BMW: Time to say goodbye to manual and dual-clutch gearboxes

Article by Christian A., on April 24, 2017

The BMW M model, as of today, offers their buyers two transmission options: either a six-speed manual or a seven speed dual-clutch automatic. But rumours have been circulating that these models will be the last few of its kind. Don’t worry though, the BMW M model will not be abandoned, but just the transmission options they are currently offering.

In fact, Peter Quintus, vice-president of sales and marketing of the said model supported the rumours regarding the manuals and DCTs when asked about transmissions as he stated “It’s more of a question of how long has the DCT got to go, how long will it last?” in an interview with Australian magazine The Drive. From what we know, this only applies to the M models, since he did not specify.
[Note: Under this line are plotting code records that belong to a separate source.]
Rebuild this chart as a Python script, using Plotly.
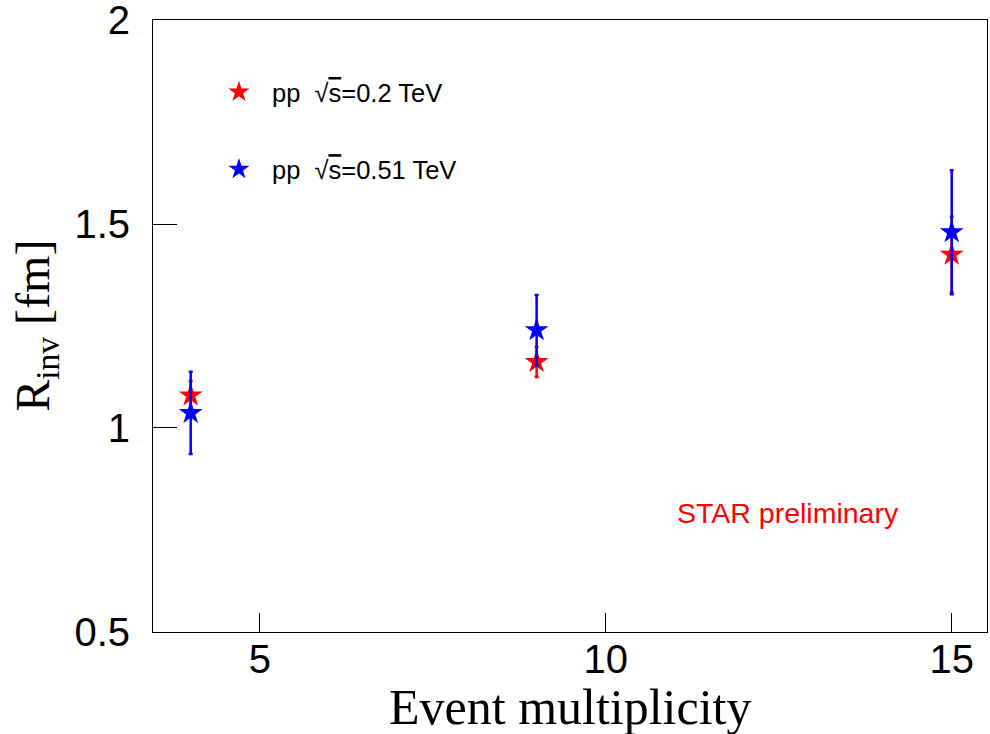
import plotly.graph_objects as go

# Event multiplicity bins
multiplicity = [4, 9, 15]

# Source radius R_inv [fm], pp at sqrt(s) = 0.2 TeV
r_inv_200 = [1.08, 1.162, 1.425]
r_err_200 = [0.035, 0.037, 0.093]

# Source radius R_inv [fm], pp at sqrt(s) = 0.51 TeV
r_inv_510 = [1.037, 1.240, 1.480]
r_err_510 = [0.101, 0.086, 0.152]

x_ticks = [5, 10, 15]
y_ticks = [0.5, 1, 1.5, 2]
y_tick_text = ["0.5", "1", "1.5", "2"]

SANS = "Liberation Sans, Arial, sans-serif"
SERIF = "Liberation Serif, Times New Roman, serif"

label_200 = "pp  \u221a<span style='text-decoration:overline'>s</span>=0.2 TeV"
label_510 = "pp  \u221a<span style='text-decoration:overline'>s</span>=0.51 TeV"

fig = go.Figure()

fig.add_trace(go.Scatter(
    x=multiplicity, y=r_inv_200, mode="markers", name=label_200,
    legendgroup="a",
    marker=dict(symbol="star", size=18, color="#ff0000", line=dict(width=0)),
    error_y=dict(type="data", array=r_err_200, color="#ff0000",
                 thickness=2.5, width=2),
))
fig.add_trace(go.Scatter(
    x=multiplicity, y=r_inv_510, mode="markers", name=label_510,
    legendgroup="b",
    marker=dict(symbol="star", size=18, color="#0000ff", line=dict(width=0)),
    error_y=dict(type="data", array=r_err_510, color="#0000ff",
                 thickness=2.5, width=2),
))

axis_common = dict(
    showline=True, linecolor="black", linewidth=1, mirror=True,
    showgrid=False, zeroline=False, ticks="inside", tickcolor="black",
    tickwidth=1, tickfont=dict(family=SANS, size=40, color="black"),
    ticklabeloverflow="allow", automargin=False,
)

fig.update_xaxes(range=[3.455, 15.51], tickvals=x_ticks, ticklen=19,
                 ticklabelstandoff=-8, **axis_common)
fig.update_yaxes(range=[0.4999, 2.0001], tickvals=y_ticks, ticktext=y_tick_text,
                 ticklen=24, ticklabelstandoff=14, **axis_common)

fig.add_annotation(text="Event multiplicity", xref="paper", yref="paper",
                   x=0.5, y=-0.1225, xanchor="center", yanchor="middle",
                   showarrow=False,
                   font=dict(family=SERIF, size=50, color="black"))
fig.add_annotation(text="R<sub>inv</sub> [fm]", xref="paper", yref="paper",
                   x=-0.1405, y=0.5, xanchor="center", yanchor="middle",
                   textangle=-90, showarrow=False,
                   font=dict(family=SERIF, size=48, color="black"))
fig.add_annotation(text="STAR preliminary", xref="paper", yref="paper",
                   x=0.7614, y=0.1944, xanchor="center", yanchor="middle",
                   showarrow=False,
                   font=dict(family=SANS, size=28.5, color="#ff0000"))

fig.update_layout(
    width=990, height=734,
    margin=dict(l=153, r=3, t=20, b=102, pad=0, autoexpand=False),
    paper_bgcolor="white", plot_bgcolor="white",
    showlegend=True,
    legend=dict(x=0.0635, y=0.92, xanchor="left", yanchor="top",
                bgcolor="rgba(0,0,0,0)", borderwidth=0,
                font=dict(family=SANS, size=25.5, color="black"),
                tracegroupgap=41, itemwidth=56, itemsizing="trace"),
)

fig.write_html("out.html")
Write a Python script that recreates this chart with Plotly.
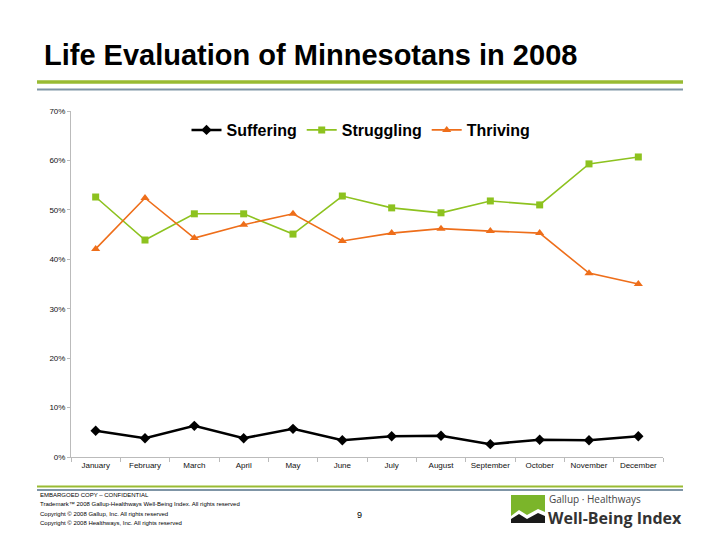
import plotly.graph_objects as go

months = ["January", "February", "March", "April", "May", "June", "July",
          "August", "September", "October", "November", "December"]
suffering = [0.053, 0.038, 0.063, 0.038, 0.057, 0.034, 0.042, 0.043, 0.026, 0.035, 0.034, 0.042]
struggling = [0.526, 0.439, 0.492, 0.492, 0.451, 0.528, 0.504, 0.494, 0.518, 0.510, 0.593, 0.607]
thriving = [0.421, 0.524, 0.443, 0.470, 0.492, 0.437, 0.453, 0.462, 0.457, 0.453, 0.372, 0.350]
y_ticks = [0, 0.1, 0.2, 0.3, 0.4, 0.5, 0.6, 0.7]

fig = go.Figure()
fig.add_trace(go.Scatter(x=months, y=suffering, name="Suffering", mode="lines+markers",
                         line=dict(color="#000000", width=2.5),
                         marker=dict(symbol="diamond", size=8, color="#000000")))
fig.add_trace(go.Scatter(x=months, y=struggling, name="Struggling", mode="lines+markers",
                         line=dict(color="#8DC21F", width=1.6),
                         marker=dict(symbol="square", size=7, color="#8DC21F")))
fig.add_trace(go.Scatter(x=months, y=thriving, name="Thriving", mode="lines+markers",
                         line=dict(color="#EE6E1A", width=1.6),
                         marker=dict(symbol="triangle-up", size=8, color="#EE6E1A")))

# plot area in screen pixels: x 71..663, y 111..457 (page has 8px body margin)
PX0, PX1, PY0, PY1 = 71, 663, 111, 457
def px(x):
    return (x - PX0) / (PX1 - PX0)
def py(y):
    return (PY1 - y) / (PY1 - PY0)

shapes = [
    dict(type="line", xref="paper", yref="paper", x0=px(37), x1=px(683), y0=py(82), y1=py(82),
         line=dict(color="#99BB33", width=3.5)),
    dict(type="line", xref="paper", yref="paper", x0=px(37), x1=px(683), y0=py(89.5), y1=py(89.5),
         line=dict(color="#7F95A6", width=2)),
]
annotations = [
    dict(text="<b>Life Evaluation of Minnesotans in 2008</b>", xref="paper", yref="paper",
         x=px(42), y=py(55), xanchor="left", yanchor="middle", showarrow=False,
         font=dict(family="Liberation Sans, Arial", size=29, color="#000000")),
]
fig.update_layout(
    width=720, height=540,
    margin=dict(l=63, r=65, t=103, b=91),
    paper_bgcolor="white", plot_bgcolor="white",
    font=dict(family="Liberation Sans, Arial", color="#000000"),
    showlegend=True,
    legend=dict(orientation="h", x=px(361), xanchor="center", y=py(130), yanchor="middle",
                font=dict(size=16, family="Liberation Sans, Arial", color="#000000", weight="bold"),
                bgcolor="rgba(0,0,0,0)", tracegroupgap=0),
    xaxis=dict(type="category", range=[-0.5, 11.5], showgrid=False, showline=True,
               linecolor="#BBBBBB", linewidth=1, ticks="outside", tickson="boundaries",
               ticklen=4, tickcolor="#BBBBBB", tickfont=dict(size=8, color="#111111"),
               fixedrange=True),
    yaxis=dict(range=[0, 0.7], tickvals=y_ticks, tickformat=".0%", showgrid=False,
               showline=True, linecolor="#BBBBBB", linewidth=1, ticks="outside",
               ticklen=3, tickcolor="#BBBBBB", tickfont=dict(size=8, color="#111111"),
               zeroline=False, fixedrange=True),
)

# footer
shapes += [
    dict(type="line", xref="paper", yref="paper", x0=px(37), x1=px(683), y0=py(486.5), y1=py(486.5),
         line=dict(color="#99BB33", width=2)),
    dict(type="line", xref="paper", yref="paper", x0=px(37), x1=px(683), y0=py(490), y1=py(490),
         line=dict(color="#7F95A6", width=2)),
    dict(type="path", xref="paper", yref="paper",
         path=(f"M {px(511)} {py(495)} L {px(545)} {py(495)} L {px(545)} {py(512)} "
               f"L {px(538)} {py(509)} L {px(527)} {py(515)} L {px(519)} {py(510)} L {px(511)} {py(516)} Z"),
         fillcolor="#7BB52A", line=dict(width=0)),
    dict(type="path", xref="paper", yref="paper",
         path=(f"M {px(511)} {py(519)} L {px(519)} {py(514)} L {px(527)} {py(519)} L {px(538)} {py(513)} "
               f"L {px(545)} {py(516)} L {px(545)} {py(523)} L {px(511)} {py(523)} Z"),
         fillcolor="#1A1A1A", line=dict(width=0)),
]
footer_lines = ["EMBARGOED COPY – CONFIDENTIAL",
                "Trademark™ 2008 Gallup-Healthways Well-Being Index. All rights reserved",
                "Copyright © 2008 Gallup, Inc. All rights reserved",
                "Copyright © 2008 Healthways, Inc. All rights reserved"]
for i, t in enumerate(footer_lines):
    annotations.append(dict(text=t, xref="paper", yref="paper", x=px(38), y=py(495 + i * 9.3),
                            xanchor="left", yanchor="middle", showarrow=False,
                            font=dict(size=6, color="#000000")))
annotations += [
    dict(text="9", xref="paper", yref="paper", x=px(359), y=py(515), xanchor="center",
         yanchor="middle", showarrow=False, font=dict(size=9, color="#000000")),
    dict(text="Gallup · Healthways", xref="paper", yref="paper", x=px(547), y=py(499),
         xanchor="left", yanchor="middle", showarrow=False,
         font=dict(family="Open Sans", size=10, color="#444444")),
    dict(text="<b>Well-Being Index</b>", xref="paper", yref="paper", x=px(546), y=py(517.5),
         xanchor="left", yanchor="middle", showarrow=False,
         font=dict(family="Open Sans", size=16, color="#333333")),
]
fig.update_layout(shapes=shapes, annotations=annotations)
fig.write_html("out.html")
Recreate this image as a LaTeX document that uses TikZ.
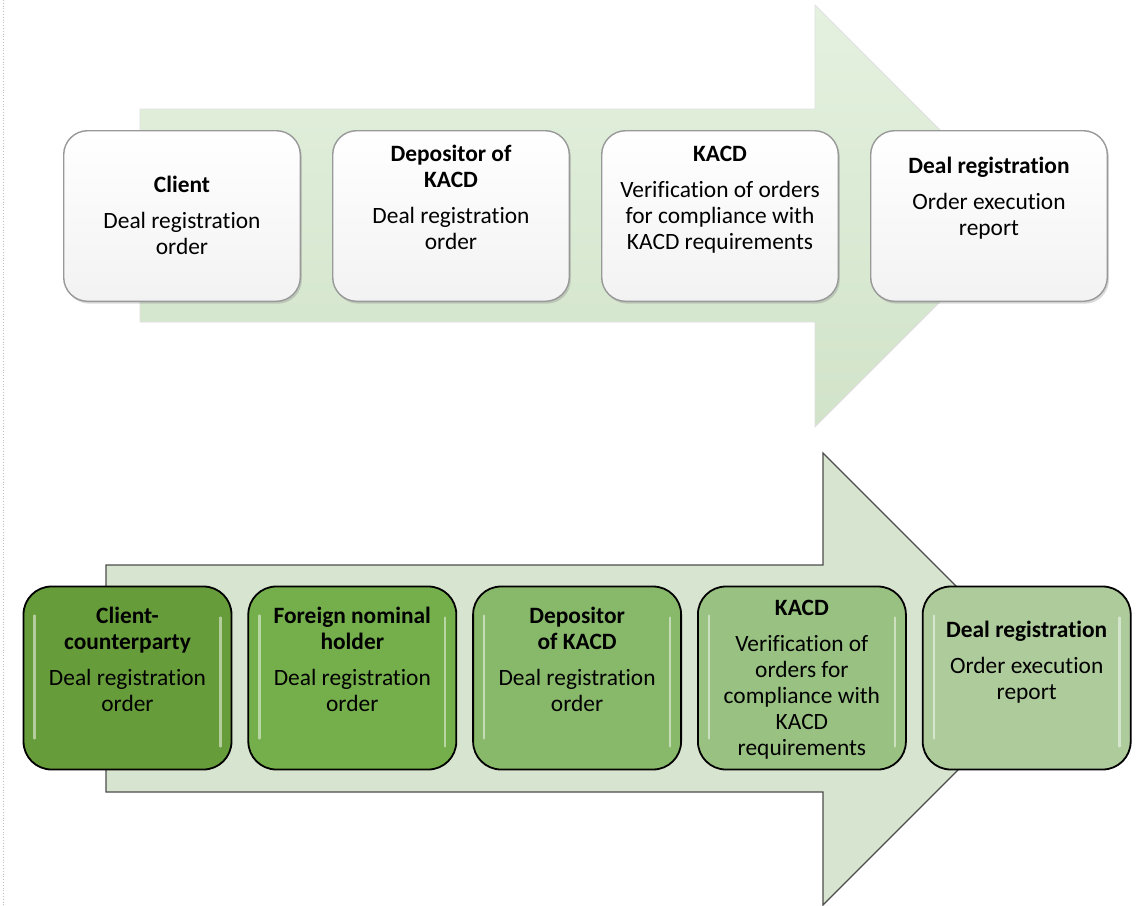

According to Quintus, what concerns them the most is the durability of the three-pedal and DCT options in the M portfolio. Specifically, the manual can only hold up to 450 horsepower (335 kilowatts) and 443 pound feet (600 Newton-metres) of torque. If power goes past that, then durability and longevity cannot be promised.

Isn’t it odd that you could get supercars with up to 707 horsepower with manual gearboxes in America? And you’re probably asking why BMW don’t just build their cars with U.S. made transmissions. Well, Quintus looked at manual gearbox from an American automaker and was not pleased with what he saw. He mentioned that shift quality was not that good and that they were heavy.

He added that both transmissions simply cannot handle the power from a long-term perspective. The only good things about the DCT are: it was light and shift speeds were higher. However, new generation automatics almost provide the same performance, as they are better and smarter. He also added that the company is now looking at nine- or ten-speed automatic transmissions (hopefully, for future generation cars). Competitors like Mercedes have already figured this out way back with their AMG models that are equipped with a conventional torque-converter automatic.

In his interview with The Drive, Quintus told them that the next generation BMW M3 and M4 may not offer a manual gearbox. So if buyers still want to stick with their manual gearboxes, then they should sacrifice some power - or they could go with an AMG Mercedes instead. You know, the grass is always greener on the other side. For instance, the Corvette Z06 does not have the best shift quality, so it is true that you can’t have a light shifter that can handle over 500 horsepower.